The Quiet Intimacy of Friendship

We talk a lot about intimacy like it only really counts if it’s romantic or sexual.

Like closeness only becomes meaningful once there’s desire attached to it.
Like being deeply known only matters if someone wants to kiss you.

But some of the most intimate relationships in my life have been friendships.
Quiet ones. Steady ones. The kind built slowly, almost accidentally, until one day you realise someone knows your rhythms, your moods, your tells, your coping mechanisms, your work stress, your social stress, and how you take your coffee.

There’s nothing dramatic about that kind of intimacy.
Which is maybe why it’s so easy to overlook.

But I don’t think it should be.

How It Happens Slowly

One of the closest friendships in my life started in a very ordinary way.

We were acquaintances first. Then colleagues. Then, over time, something deeper and more meaningful took shape, not all at once, but gradually. Through conversations, shared work, mutual understanding, and the kind of repeated closeness that either sharpens a connection or quietly erodes it.

In our case, it deepened.

We learnt how to communicate with each other.
Not just in the easy moments, but in the frustrating ones too.
How to read each other. How to work with each other. How to say what we meant more clearly. How to adjust. How to listen. How to not assume the worst.

And somewhere in the middle of all that, the friendship took on a life of its own.

More Than Just Colleagues

What makes a friendship like that so significant is that it exists across multiple parts of your life at once.

It’s one thing to have a work friend.
It’s another to have someone who understands your work life and your personal life with equal clarity.

That’s rare.

To be seen in both contexts, under pressure, in routine, in group settings, in private conversations, in stressful moments, in lighter ones; creates a kind of closeness that doesn’t fit neatly into the way we usually talk about friendship.

Not romantic.
Not blurred.
Just deeply platonic, and deeply important.

A friendship where someone has seen your professional self and your social self, and somehow understands how the two overlap. The polished version, the tired version, the stressed version, the funny version. And stays.

That kind of knowing is intimate.

Nurturing the Friendship Separately

I think what made it work is that we didn’t let the friendship exist only inside work.

We had to nurture it separately. Intentionally. Give it space to be its own thing.

Because while work brought us into each other’s orbit, friendship needed something else: care, reciprocity, time, choice.

And the strange gift of it is that the communication skills we built while working together ended up strengthening the friendship too.

We learnt how to be honest.
How to be direct without being cruel.
How to make room for each other’s differences.
How to repair.
How to show up.

Those aren’t just work skills.
They’re relationship skills.

And in a friendship, they matter just as much.

The Intimacy No One Writes About Enough

There’s a kind of intimacy in someone knowing when you need a coffee before you’ve said it.

In someone checking in after a hard meeting because they know you’ll brush it off if they ask too lightly.

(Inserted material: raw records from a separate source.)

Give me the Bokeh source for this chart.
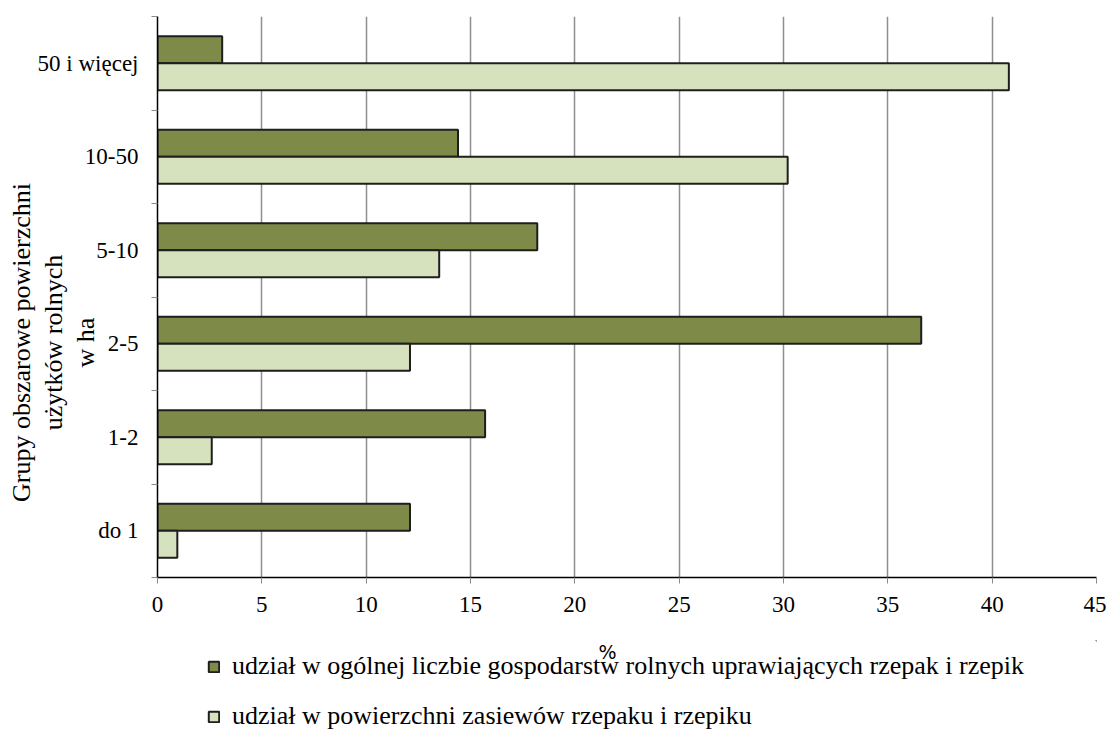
from bokeh.plotting import figure
from bokeh.models import (ColumnDataSource, FixedTicker, Label, Legend, LegendItem, LinearAxis)
from bokeh.layouts import column
from bokeh.transform import dodge
from bokeh.embed import file_html
from bokeh.resources import INLINE

categories = ["do 1", "1-2", "2-5", "5-10", "10-50", "50 i więcej"]
share_farms = [12.1, 15.7, 36.6, 18.2, 14.4, 3.1]
share_area = [0.95, 2.6, 12.1, 13.5, 30.2, 40.8]
x_ticks = [0, 5, 10, 15, 20, 25, 30, 35, 40, 45]
series_names = [
    "udział w ogólnej liczbie gospodarstw rolnych uprawiających rzepak i rzepik",
    "udział w powierzchni zasiewów rzepaku i rzepiku",
]
y_title_lines = ["Grupy obszarowe powierzchni", "użytków rolnych", "w ha"]
x_title = "%"

DARK = "#7E8B48"
LIGHT = "#D6E1BD"
EDGE = "#1E1E1E"
SERIF = "Liberation Serif"
W = 1106

pos = [i + 0.5 for i in range(len(categories))]
src = ColumnDataSource(dict(pos=pos, farms=share_farms, area=share_area, cat=categories))

p = figure(width=W, height=640, output_backend="svg", toolbar_location=None,
           x_range=(0, 45), y_range=(0, len(categories)),
           min_border_left=157, min_border_right=10, min_border_top=16, min_border_bottom=63)
p.outline_line_color = None
p.background_fill_color = "white"
p.border_fill_color = "white"

bh = 0.289
r1 = p.hbar(y=dodge("pos", bh / 2, range=p.y_range), left=0, right="farms", height=bh,
            source=src, fill_color=DARK, line_color=EDGE, line_width=2)
r2 = p.hbar(y=dodge("pos", -bh / 2, range=p.y_range), left=0, right="area", height=bh,
            source=src, fill_color=LIGHT, line_color=EDGE, line_width=2)

# x axis
p.xaxis.ticker = FixedTicker(ticks=x_ticks)
p.xaxis.axis_line_color = "black"
p.xaxis.axis_line_width = 1.5
p.xaxis.major_tick_line_color = "#8a8a8a"
p.xaxis.major_tick_out = 6
p.xaxis.major_tick_in = 0
p.xaxis.minor_tick_line_color = None
p.xaxis.major_label_text_font = SERIF
p.xaxis.major_label_text_font_size = "23px"
p.xaxis.major_label_text_color = "black"
p.xaxis.major_label_standoff = 13

# y axis
p.yaxis.ticker = FixedTicker(ticks=pos, minor_ticks=list(range(len(categories) + 1)))
p.yaxis.major_label_overrides = {pp: c for pp, c in zip(pos, categories)}
p.yaxis.axis_line_color = "black"
p.yaxis.axis_line_width = 1.5
p.yaxis.major_tick_line_color = None
p.yaxis.major_tick_out = 0
p.yaxis.major_tick_in = 0
p.yaxis.minor_tick_line_color = "#8a8a8a"
p.yaxis.minor_tick_out = 6
p.yaxis.minor_tick_in = 0
p.yaxis.major_label_text_font = SERIF
p.yaxis.major_label_text_font_size = "23px"
p.yaxis.major_label_text_color = "black"
p.yaxis.major_label_standoff = 13

p.ygrid.grid_line_color = None
p.xgrid.ticker = FixedTicker(ticks=x_ticks[1:])
p.xgrid.grid_line_color = "#8f8f8f"
p.xgrid.grid_line_width = 1.5

# y title: a tick-less axis carrying the three-line label; trailing no-break
# spaces move the centred block a little below the middle of the frame
pad = "\u00a0" * 14
title_axis = LinearAxis(axis_label="\n".join(line + pad for line in y_title_lines),
                        ticker=FixedTicker(ticks=[]), axis_line_color=None,
                        major_tick_out=0, major_tick_in=0, minor_tick_out=0, minor_tick_in=0,
                        major_label_standoff=0, axis_label_standoff=-65,
                        axis_label_text_font=SERIF, axis_label_text_font_size="26px",
                        axis_label_text_font_style="normal", axis_label_text_color="black",
                        axis_label_text_line_height=1.1, axis_label_text_align="center")
p.add_layout(title_axis, "left")

# lower strip (frame aligned with the chart's frame): x title and legend
q = figure(width=W, height=105, output_backend="svg", toolbar_location=None,
           x_range=(0, 1), y_range=(0, 1), x_axis_location=None, y_axis_location=None,
           min_border_left=0, min_border_right=0, min_border_top=0, min_border_bottom=0)
q.outline_line_color = None
q.xgrid.visible = False
q.ygrid.visible = False
# legend swatches (placed far outside the visible ranges of this strip)
d1 = q.hbar(y=[50], left=[50], right=[60], height=0.5, fill_color=DARK, line_color=EDGE, line_width=2)
d2 = q.hbar(y=[50], left=[50], right=[60], height=0.5, fill_color=LIGHT, line_color=EDGE, line_width=2)

q.add_layout(Label(x=450, y=94, x_units="screen", y_units="screen", text=x_title,
                   text_align="center", text_baseline="middle",
                   text_font="DejaVu Sans", text_font_size="19px", text_color="black"))

legend = Legend(items=[LegendItem(label=series_names[0], renderers=[d1]),
                       LegendItem(label=series_names[1], renderers=[d2])],
                location=(50, 14), orientation="vertical",
                glyph_width=13, glyph_height=13, label_height=30, spacing=20,
                label_standoff=12, padding=0, margin=0,
                border_line_color=None, background_fill_alpha=0,
                label_text_font=SERIF, label_text_font_size="26px",
                label_text_color="black", label_text_baseline="middle")
q.add_layout(legend, "center")

layout = column(p, q, spacing=0)
open("out.html", "w").write(file_html(layout, INLINE))
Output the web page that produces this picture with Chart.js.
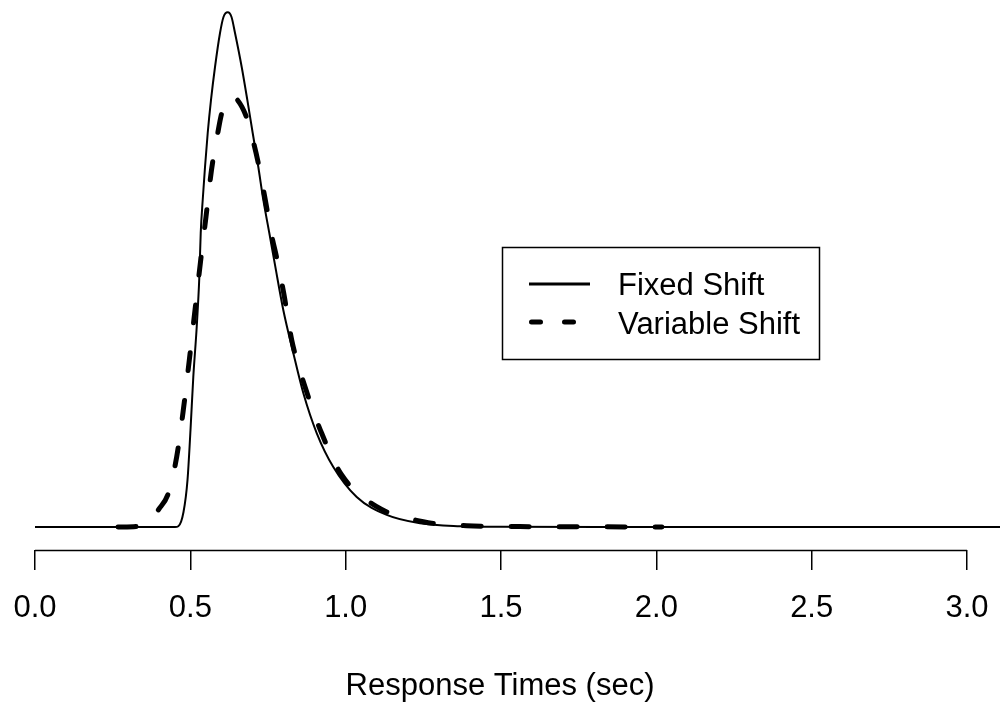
<!DOCTYPE html>
<html>
<head>
<meta charset="utf-8">
<script src="https://cdn.jsdelivr.net/npm/chart.js@4/dist/chart.umd.min.js"></script>
<style>
  html, body { margin: 0; padding: 0; background: #fff; }
  canvas { display: block; }
</style>
</head>
<body>
<canvas id="c" width="1000" height="707"></canvas>
<script>
// ---- data (x in seconds, y in density units) ----
const fixedX = [0, 0.4506, 0.4613, 0.4780, 0.4909, 0.5005, 0.5095, 0.5205, 0.5289, 0.5334, 0.5398, 0.5472,
  0.5559, 0.5665, 0.5794, 0.5955, 0.6067, 0.6203, 0.6325, 0.6438, 0.6653, 0.6834, 0.7007, 0.7188, 0.7349,
  0.7542, 0.7725, 0.7992, 0.8314, 0.8636, 0.9067, 0.9602, 1.0355, 1.1321, 1.2393, 1.3680, 1.4968, 1.8187, 3.2];
const fixedY = [0, 0, 0.005, 0.102, 0.320, 0.660, 1.020, 1.360, 1.700, 1.999, 2.224, 2.448,
  2.679, 2.904, 3.128, 3.359, 3.468, 3.500, 3.468, 3.359, 3.128, 2.904, 2.679, 2.448, 2.224,
  1.999, 1.782, 1.476, 1.183, 0.911, 0.639, 0.408, 0.204, 0.082, 0.025, 0.005, 0.001, 0, 0];

const variableX = [0.2672, 0.3315, 0.3701, 0.3969, 0.4291, 0.4561, 0.4774, 0.4967, 0.5150, 0.5334, 0.5504,
  0.5681, 0.5881, 0.6010, 0.6309, 0.6470, 0.6792, 0.7027, 0.7188, 0.7413, 0.7629, 0.7774, 0.8005, 0.8263,
  0.8691, 0.9228, 0.9872, 1.0999, 1.2499, 1.3896, 1.561, 1.8187, 2.018];
const variableY = [0, 0.005, 0.031, 0.116, 0.229, 0.478, 0.796, 1.136, 1.476, 1.816, 2.110,
  2.428, 2.677, 2.813, 2.931, 2.915, 2.795, 2.620, 2.473, 2.224, 1.972, 1.836, 1.591, 1.272,
  0.954, 0.637, 0.354, 0.138, 0.036, 0.009, 0.003, 0.001, 0];

const seriesLabels = ['Fixed Shift', 'Variable Shift'];
const tickValues = [0, 0.5, 1.0, 1.5, 2.0, 2.5, 3.0];
const tickLabels = ['0.0', '0.5', '1.0', '1.5', '2.0', '2.5', '3.0'];
const xTitle = 'Response Times (sec)';

const FONT = "'Liberation Sans', Arial, Helvetica, sans-serif";

const toPoints = (xs, ys) => xs.map((x, i) => ({ x: x, y: ys[i] }));

// axis line from first to last tick (R style)
const axisLinePlugin = {
  id: 'axisLine',
  afterDraw(chart) {
    const xs = chart.scales.x;
    const ctx = chart.ctx;
    const y = Math.round(chart.chartArea.bottom) + 0.5;
    ctx.save();
    ctx.strokeStyle = '#000';
    ctx.lineWidth = 1.5;
    ctx.beginPath();
    ctx.moveTo(xs.getPixelForValue(tickValues[0]), y);
    ctx.lineTo(xs.getPixelForValue(tickValues[tickValues.length - 1]), y);
    ctx.stroke();
    ctx.restore();
  }
};

// boxed legend inside the plot
const boxLegendPlugin = {
  id: 'boxLegend',
  afterDraw(chart) {
    const ctx = chart.ctx;
    ctx.save();
    ctx.strokeStyle = '#000';
    ctx.lineWidth = 1.5;
    ctx.strokeRect(502.5, 247.5, 317, 112);
    const rows = [{ y: 284, base: 295 }, { y: 322, base: 334 }];
    chart.data.datasets.forEach((ds, i) => {
      const r = rows[i];
      ctx.beginPath();
      ctx.lineCap = i === 0 ? 'butt' : 'round';
      ctx.lineWidth = i === 0 ? 3 : 5;
      ctx.setLineDash(i === 0 ? [] : [9, 24]);
      ctx.moveTo(i === 0 ? 529 : 531.5, r.y);
      ctx.lineTo(i === 0 ? 590 : 575, r.y);
      ctx.stroke();
      ctx.setLineDash([]);
      ctx.fillStyle = '#000';
      ctx.font = '31px ' + FONT;
      ctx.textBaseline = 'alphabetic';
      ctx.textAlign = 'left';
      ctx.fillText(ds.label, 618, r.base);
    });
    ctx.restore();
  }
};

new Chart(document.getElementById('c'), {
  type: 'line',
  data: {
    datasets: [
      {
        label: seriesLabels[0],
        data: toPoints(fixedX, fixedY),
        borderColor: '#000',
        borderWidth: 2,
        pointRadius: 0,
        fill: false,
        cubicInterpolationMode: 'monotone',
        borderJoinStyle: 'round'
      },
      {
        label: seriesLabels[1],
        data: toPoints(variableX, variableY),
        borderColor: '#000',
        borderWidth: 5,
        borderDash: [18, 30],
        borderCapStyle: 'round',
        borderJoinStyle: 'round',
        pointRadius: 0,
        fill: false,
        cubicInterpolationMode: 'monotone'
      }
    ]
  },
  options: {
    responsive: false,
    animation: false,
    devicePixelRatio: 1,
    layout: { padding: 0 },
    plugins: { legend: { display: false }, tooltip: { enabled: false } },
    scales: {
      x: {
        type: 'linear',
        min: -0.1127,
        max: 3.1062,
        afterBuildTicks: (scale) => { scale.ticks = tickValues.map(v => ({ value: v })); },
        afterFit: (scale) => { scale.height = 157; scale.paddingLeft = 0; scale.paddingRight = 0; },
        border: { display: false },
        grid: {
          drawOnChartArea: false,
          drawTicks: true,
          tickLength: 20,
          color: '#000',
          lineWidth: 1.5
        },
        ticks: {
          autoSkip: false,
          maxRotation: 0,
          padding: 20,
          color: '#000',
          font: { family: FONT, size: 31 },
          callback: (value, index) => tickLabels[index]
        },
        title: {
          display: true,
          text: xTitle,
          color: '#000',
          font: { family: FONT, size: 31 },
          padding: { top: 0, bottom: 2 }
        }
      },
      y: {
        type: 'linear',
        display: false,
        min: -0.1564,
        max: 3.5836
      }
    }
  },
  plugins: [axisLinePlugin, boxLegendPlugin]
});
</script>
</body>
</html>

In someone understanding both the version of you that’s “on” and the version that’s trying very hard not to fall apart.

In being able to say “come over” or “are you okay?” or “I know that wasn’t nothing”, and having it land because it’s coming from someone who really knows you.

That’s intimacy too.

Not the kind that gets romanticised.
Not the kind that gets turned into love songs.
But the kind that quietly holds your life together.


Maybe that’s what I’ve come to appreciate more as I get older.

That intimacy isn’t owned by romance.
It doesn’t belong exclusively to sex, or chemistry, or longing.

Sometimes it looks like friendship.
Steady, platonic, deeply built friendship.
The kind that grows through communication, care, time, and being witnessed properly.

And honestly?
That kind of closeness deserves more respect than it gets.